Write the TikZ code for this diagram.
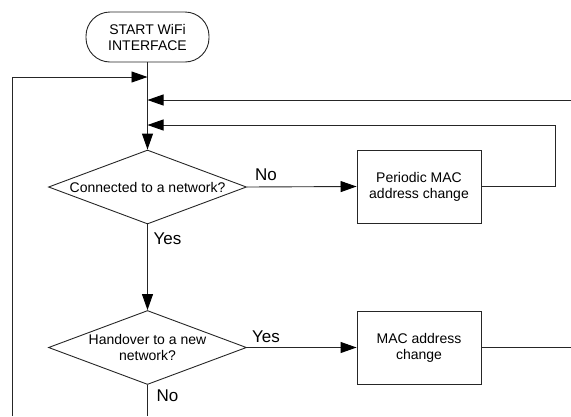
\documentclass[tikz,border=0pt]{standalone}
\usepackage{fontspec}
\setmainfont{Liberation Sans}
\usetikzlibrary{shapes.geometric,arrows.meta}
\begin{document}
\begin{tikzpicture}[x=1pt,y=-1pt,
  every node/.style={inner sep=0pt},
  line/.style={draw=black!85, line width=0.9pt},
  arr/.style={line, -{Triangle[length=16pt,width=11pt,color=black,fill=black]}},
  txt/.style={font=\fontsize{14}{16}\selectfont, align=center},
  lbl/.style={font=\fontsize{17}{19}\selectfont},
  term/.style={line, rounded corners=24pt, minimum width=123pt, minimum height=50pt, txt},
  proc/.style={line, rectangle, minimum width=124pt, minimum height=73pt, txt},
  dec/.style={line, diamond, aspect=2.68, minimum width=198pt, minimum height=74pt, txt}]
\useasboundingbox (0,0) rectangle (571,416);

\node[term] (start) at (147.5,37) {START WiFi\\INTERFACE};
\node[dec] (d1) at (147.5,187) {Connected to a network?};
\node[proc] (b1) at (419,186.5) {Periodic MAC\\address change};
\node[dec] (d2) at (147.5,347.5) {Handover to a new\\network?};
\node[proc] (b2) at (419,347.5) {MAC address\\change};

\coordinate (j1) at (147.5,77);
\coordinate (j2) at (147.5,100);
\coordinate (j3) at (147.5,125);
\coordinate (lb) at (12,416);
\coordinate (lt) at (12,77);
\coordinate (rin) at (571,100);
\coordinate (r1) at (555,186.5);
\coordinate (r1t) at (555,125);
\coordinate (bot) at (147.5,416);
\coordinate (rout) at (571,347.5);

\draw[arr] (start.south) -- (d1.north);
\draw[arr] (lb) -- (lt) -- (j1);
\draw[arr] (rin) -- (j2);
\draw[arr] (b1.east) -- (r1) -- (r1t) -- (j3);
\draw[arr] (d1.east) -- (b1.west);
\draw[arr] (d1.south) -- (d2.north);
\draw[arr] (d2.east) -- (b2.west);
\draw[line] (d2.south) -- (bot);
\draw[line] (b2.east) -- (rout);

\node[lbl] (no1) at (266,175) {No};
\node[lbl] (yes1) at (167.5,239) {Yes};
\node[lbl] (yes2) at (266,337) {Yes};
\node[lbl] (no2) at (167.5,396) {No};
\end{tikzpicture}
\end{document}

_Exercise aim_
Exactly as they appear, print the lines of the listing above from its first line through the line that contains "(b2.east) -- (rout);", minus the pictures.

_Response_
Write the TikZ code for this diagram.
\documentclass[tikz,border=0pt]{standalone}
\usepackage{fontspec}
\setmainfont{Liberation Sans}
\usetikzlibrary{shapes.geometric,arrows.meta}
\begin{document}
\begin{tikzpicture}[x=1pt,y=-1pt,
  every node/.style={inner sep=0pt},
  line/.style={draw=black!85, line width=0.9pt},
  arr/.style={line, -{Triangle[length=16pt,width=11pt,color=black,fill=black]}},
  txt/.style={font=\fontsize{14}{16}\selectfont, align=center},
  lbl/.style={font=\fontsize{17}{19}\selectfont},
  term/.style={line, rounded corners=24pt, minimum width=123pt, minimum height=50pt, txt},
  proc/.style={line, rectangle, minimum width=124pt, minimum height=73pt, txt},
  dec/.style={line, diamond, aspect=2.68, minimum width=198pt, minimum height=74pt, txt}]
\useasboundingbox (0,0) rectangle (571,416);

\node[term] (start) at (147.5,37) {START WiFi\\INTERFACE};
\node[dec] (d1) at (147.5,187) {Connected to a network?};
\node[proc] (b1) at (419,186.5) {Periodic MAC\\address change};
\node[dec] (d2) at (147.5,347.5) {Handover to a new\\network?};
\node[proc] (b2) at (419,347.5) {MAC address\\change};

\coordinate (j1) at (147.5,77);
\coordinate (j2) at (147.5,100);
\coordinate (j3) at (147.5,125);
\coordinate (lb) at (12,416);
\coordinate (lt) at (12,77);
\coordinate (rin) at (571,100);
\coordinate (r1) at (555,186.5);
\coordinate (r1t) at (555,125);
\coordinate (bot) at (147.5,416);
\coordinate (rout) at (571,347.5);

\draw[arr] (start.south) -- (d1.north);
\draw[arr] (lb) -- (lt) -- (j1);
\draw[arr] (rin) -- (j2);
\draw[arr] (b1.east) -- (r1) -- (r1t) -- (j3);
\draw[arr] (d1.east) -- (b1.west);
\draw[arr] (d1.south) -- (d2.north);
\draw[arr] (d2.east) -- (b2.west);
\draw[line] (d2.south) -- (bot);
\draw[line] (b2.east) -- (rout);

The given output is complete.